• **Work to be completed**: Omit the pictures, then reproduce every remaining record exactly.

• **Records shown**:
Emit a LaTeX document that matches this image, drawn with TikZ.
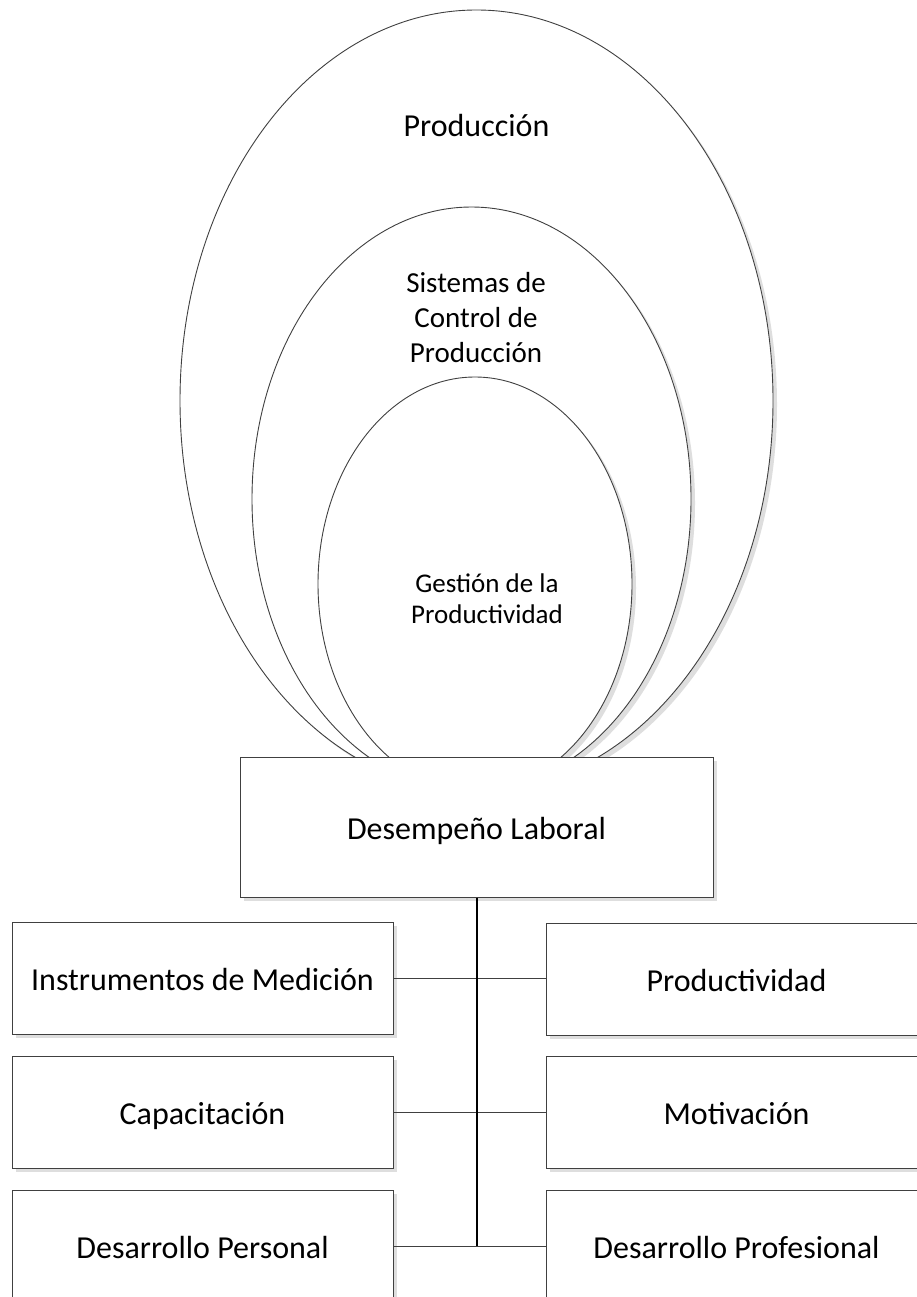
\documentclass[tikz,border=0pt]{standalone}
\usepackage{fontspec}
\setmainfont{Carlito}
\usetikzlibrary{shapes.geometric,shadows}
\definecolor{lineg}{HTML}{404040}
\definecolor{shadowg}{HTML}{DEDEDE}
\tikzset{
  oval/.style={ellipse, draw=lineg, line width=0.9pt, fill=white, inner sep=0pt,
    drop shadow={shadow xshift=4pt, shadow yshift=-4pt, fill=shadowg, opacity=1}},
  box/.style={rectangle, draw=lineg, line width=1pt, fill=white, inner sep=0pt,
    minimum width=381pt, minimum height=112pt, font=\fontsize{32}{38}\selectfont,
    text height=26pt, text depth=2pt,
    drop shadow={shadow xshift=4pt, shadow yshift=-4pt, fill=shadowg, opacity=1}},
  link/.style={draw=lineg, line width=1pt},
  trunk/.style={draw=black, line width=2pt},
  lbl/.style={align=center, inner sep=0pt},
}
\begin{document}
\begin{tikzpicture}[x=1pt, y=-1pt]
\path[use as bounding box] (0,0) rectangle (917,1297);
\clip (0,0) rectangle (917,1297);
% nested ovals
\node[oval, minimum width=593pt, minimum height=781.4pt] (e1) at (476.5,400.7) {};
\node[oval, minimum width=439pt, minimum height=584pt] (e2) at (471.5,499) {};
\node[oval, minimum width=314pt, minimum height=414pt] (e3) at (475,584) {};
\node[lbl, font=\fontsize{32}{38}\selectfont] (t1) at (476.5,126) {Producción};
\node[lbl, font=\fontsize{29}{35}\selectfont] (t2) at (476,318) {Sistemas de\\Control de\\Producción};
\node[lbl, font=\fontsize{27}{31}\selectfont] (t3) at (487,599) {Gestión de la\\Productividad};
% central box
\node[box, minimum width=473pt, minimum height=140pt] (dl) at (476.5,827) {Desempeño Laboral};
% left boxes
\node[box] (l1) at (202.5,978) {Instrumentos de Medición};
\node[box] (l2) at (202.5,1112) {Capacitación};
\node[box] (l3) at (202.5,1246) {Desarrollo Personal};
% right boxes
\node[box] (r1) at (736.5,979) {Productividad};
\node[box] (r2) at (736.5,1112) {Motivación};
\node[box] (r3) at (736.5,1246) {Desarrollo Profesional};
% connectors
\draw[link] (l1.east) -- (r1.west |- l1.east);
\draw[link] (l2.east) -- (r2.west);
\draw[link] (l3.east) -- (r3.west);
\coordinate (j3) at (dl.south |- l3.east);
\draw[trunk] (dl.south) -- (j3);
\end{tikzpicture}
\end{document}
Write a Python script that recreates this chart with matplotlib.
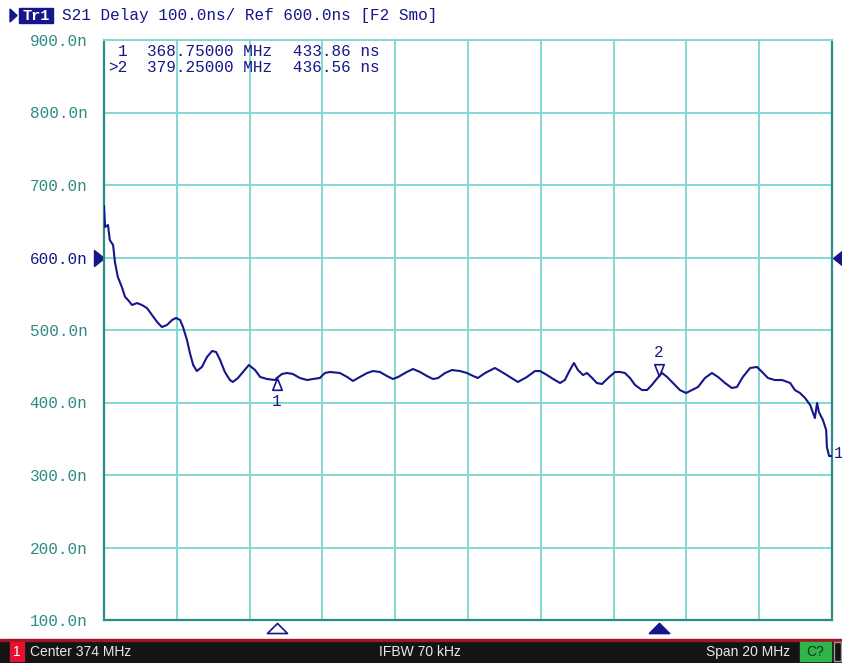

• **Exercise output**:
Emit a LaTeX document that matches this image, drawn with TikZ.
\documentclass[tikz,border=0pt]{standalone}
\usepackage{fontspec}
\setmainfont{Carlito}
\usetikzlibrary{shapes.geometric,shadows}
\definecolor{lineg}{HTML}{404040}
\definecolor{shadowg}{HTML}{DEDEDE}
\tikzset{
  oval/.style={ellipse, draw=lineg, line width=0.9pt, fill=white, inner sep=0pt,
    drop shadow={shadow xshift=4pt, shadow yshift=-4pt, fill=shadowg, opacity=1}},
  box/.style={rectangle, draw=lineg, line width=1pt, fill=white, inner sep=0pt,
    minimum width=381pt, minimum height=112pt, font=\fontsize{32}{38}\selectfont,
    text height=26pt, text depth=2pt,
    drop shadow={shadow xshift=4pt, shadow yshift=-4pt, fill=shadowg, opacity=1}},
  link/.style={draw=lineg, line width=1pt},
  trunk/.style={draw=black, line width=2pt},
  lbl/.style={align=center, inner sep=0pt},
}
\begin{document}
\begin{tikzpicture}[x=1pt, y=-1pt]
\path[use as bounding box] (0,0) rectangle (917,1297);
\clip (0,0) rectangle (917,1297);
% nested ovals
\node[oval, minimum width=593pt, minimum height=781.4pt] (e1) at (476.5,400.7) {};
\node[oval, minimum width=439pt, minimum height=584pt] (e2) at (471.5,499) {};
\node[oval, minimum width=314pt, minimum height=414pt] (e3) at (475,584) {};
\node[lbl, font=\fontsize{32}{38}\selectfont] (t1) at (476.5,126) {Producción};
\node[lbl, font=\fontsize{29}{35}\selectfont] (t2) at (476,318) {Sistemas de\\Control de\\Producción};
\node[lbl, font=\fontsize{27}{31}\selectfont] (t3) at (487,599) {Gestión de la\\Productividad};
% central box
\node[box, minimum width=473pt, minimum height=140pt] (dl) at (476.5,827) {Desempeño Laboral};
% left boxes
\node[box] (l1) at (202.5,978) {Instrumentos de Medición};
\node[box] (l2) at (202.5,1112) {Capacitación};
\node[box] (l3) at (202.5,1246) {Desarrollo Personal};
% right boxes
\node[box] (r1) at (736.5,979) {Productividad};
\node[box] (r2) at (736.5,1112) {Motivación};
\node[box] (r3) at (736.5,1246) {Desarrollo Profesional};
% connectors
\draw[link] (l1.east) -- (r1.west |- l1.east);
\draw[link] (l2.east) -- (r2.west);
\draw[link] (l3.east) -- (r3.west);
\coordinate (j3) at (dl.south |- l3.east);
\draw[trunk] (dl.south) -- (j3);
\end{tikzpicture}
\end{document}
Write a Python script that recreates this chart with matplotlib.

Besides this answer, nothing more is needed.